- [EXERCISE DESCRIPTION]
The entries below should be transcribed in their entirety, exactly as written.

======

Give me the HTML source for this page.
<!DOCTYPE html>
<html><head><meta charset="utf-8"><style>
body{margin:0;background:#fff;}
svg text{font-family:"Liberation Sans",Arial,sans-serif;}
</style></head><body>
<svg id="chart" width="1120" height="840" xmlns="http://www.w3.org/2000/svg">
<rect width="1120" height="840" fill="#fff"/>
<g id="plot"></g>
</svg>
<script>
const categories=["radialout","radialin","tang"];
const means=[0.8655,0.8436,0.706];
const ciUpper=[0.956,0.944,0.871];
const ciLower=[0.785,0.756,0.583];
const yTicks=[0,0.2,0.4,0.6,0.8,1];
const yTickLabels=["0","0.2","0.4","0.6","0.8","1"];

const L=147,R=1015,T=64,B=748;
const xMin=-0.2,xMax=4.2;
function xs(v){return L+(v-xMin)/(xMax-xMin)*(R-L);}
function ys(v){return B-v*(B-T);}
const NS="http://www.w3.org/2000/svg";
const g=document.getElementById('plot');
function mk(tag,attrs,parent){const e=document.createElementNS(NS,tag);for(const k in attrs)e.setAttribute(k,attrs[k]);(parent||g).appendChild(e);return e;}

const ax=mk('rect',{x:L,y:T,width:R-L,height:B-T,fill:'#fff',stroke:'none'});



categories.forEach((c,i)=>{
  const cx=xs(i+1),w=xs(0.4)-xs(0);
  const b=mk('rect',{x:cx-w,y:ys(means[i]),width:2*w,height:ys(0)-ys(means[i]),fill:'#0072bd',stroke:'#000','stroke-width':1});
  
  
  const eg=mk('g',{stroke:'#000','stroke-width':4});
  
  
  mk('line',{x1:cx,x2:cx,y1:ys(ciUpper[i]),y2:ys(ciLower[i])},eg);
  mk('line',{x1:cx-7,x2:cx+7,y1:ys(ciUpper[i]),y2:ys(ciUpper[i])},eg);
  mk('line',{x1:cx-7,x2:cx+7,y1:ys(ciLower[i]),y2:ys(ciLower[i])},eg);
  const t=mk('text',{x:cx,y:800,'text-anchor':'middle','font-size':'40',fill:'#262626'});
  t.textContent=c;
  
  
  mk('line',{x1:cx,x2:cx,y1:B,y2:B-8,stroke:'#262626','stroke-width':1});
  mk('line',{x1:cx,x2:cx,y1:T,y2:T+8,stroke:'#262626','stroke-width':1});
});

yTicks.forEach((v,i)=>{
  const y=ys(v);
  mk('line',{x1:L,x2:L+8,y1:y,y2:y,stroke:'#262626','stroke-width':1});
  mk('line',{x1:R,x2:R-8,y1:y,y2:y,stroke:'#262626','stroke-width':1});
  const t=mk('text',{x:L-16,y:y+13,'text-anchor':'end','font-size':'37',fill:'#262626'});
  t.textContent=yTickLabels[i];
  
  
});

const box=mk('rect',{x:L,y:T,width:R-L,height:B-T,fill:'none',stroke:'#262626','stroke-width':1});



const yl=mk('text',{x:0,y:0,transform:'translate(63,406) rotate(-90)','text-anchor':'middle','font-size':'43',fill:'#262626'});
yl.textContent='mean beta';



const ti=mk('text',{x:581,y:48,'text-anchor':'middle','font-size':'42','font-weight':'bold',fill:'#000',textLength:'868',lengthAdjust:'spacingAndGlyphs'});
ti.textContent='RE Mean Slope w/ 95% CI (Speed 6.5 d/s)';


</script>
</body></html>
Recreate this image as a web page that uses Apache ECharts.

======

- [WRITTEN SOLUTION]
Give me the HTML source for this page.
<!DOCTYPE html>
<html><head><meta charset="utf-8"><style>
body{margin:0;background:#fff;}
svg text{font-family:"Liberation Sans",Arial,sans-serif;}
</style></head><body>
<svg id="chart" width="1120" height="840" xmlns="http://www.w3.org/2000/svg">
<rect width="1120" height="840" fill="#fff"/>
<g id="plot"></g>
</svg>
<script>
const categories=["radialout","radialin","tang"];
const means=[0.8655,0.8436,0.706];
const ciUpper=[0.956,0.944,0.871];
const ciLower=[0.785,0.756,0.583];
const yTicks=[0,0.2,0.4,0.6,0.8,1];
const yTickLabels=["0","0.2","0.4","0.6","0.8","1"];

const L=147,R=1015,T=64,B=748;
const xMin=-0.2,xMax=4.2;
function xs(v){return L+(v-xMin)/(xMax-xMin)*(R-L);}
function ys(v){return B-v*(B-T);}
const NS="http://www.w3.org/2000/svg";
const g=document.getElementById('plot');
function mk(tag,attrs,parent){const e=document.createElementNS(NS,tag);for(const k in attrs)e.setAttribute(k,attrs[k]);(parent||g).appendChild(e);return e;}

const ax=mk('rect',{x:L,y:T,width:R-L,height:B-T,fill:'#fff',stroke:'none'});



categories.forEach((c,i)=>{
  const cx=xs(i+1),w=xs(0.4)-xs(0);
  const b=mk('rect',{x:cx-w,y:ys(means[i]),width:2*w,height:ys(0)-ys(means[i]),fill:'#0072bd',stroke:'#000','stroke-width':1});
  
  
  const eg=mk('g',{stroke:'#000','stroke-width':4});
  
  
  mk('line',{x1:cx,x2:cx,y1:ys(ciUpper[i]),y2:ys(ciLower[i])},eg);
  mk('line',{x1:cx-7,x2:cx+7,y1:ys(ciUpper[i]),y2:ys(ciUpper[i])},eg);
  mk('line',{x1:cx-7,x2:cx+7,y1:ys(ciLower[i]),y2:ys(ciLower[i])},eg);
  const t=mk('text',{x:cx,y:800,'text-anchor':'middle','font-size':'40',fill:'#262626'});
  t.textContent=c;
  
  
  mk('line',{x1:cx,x2:cx,y1:B,y2:B-8,stroke:'#262626','stroke-width':1});
  mk('line',{x1:cx,x2:cx,y1:T,y2:T+8,stroke:'#262626','stroke-width':1});
});

yTicks.forEach((v,i)=>{
  const y=ys(v);
  mk('line',{x1:L,x2:L+8,y1:y,y2:y,stroke:'#262626','stroke-width':1});
  mk('line',{x1:R,x2:R-8,y1:y,y2:y,stroke:'#262626','stroke-width':1});
  const t=mk('text',{x:L-16,y:y+13,'text-anchor':'end','font-size':'37',fill:'#262626'});
  t.textContent=yTickLabels[i];
  
  
});

const box=mk('rect',{x:L,y:T,width:R-L,height:B-T,fill:'none',stroke:'#262626','stroke-width':1});



const yl=mk('text',{x:0,y:0,transform:'translate(63,406) rotate(-90)','text-anchor':'middle','font-size':'43',fill:'#262626'});
yl.textContent='mean beta';



const ti=mk('text',{x:581,y:48,'text-anchor':'middle','font-size':'42','font-weight':'bold',fill:'#000',textLength:'868',lengthAdjust:'spacingAndGlyphs'});
ti.textContent='RE Mean Slope w/ 95% CI (Speed 6.5 d/s)';


</script>
</body></html>
Recreate this image as a web page that uses Apache ECharts.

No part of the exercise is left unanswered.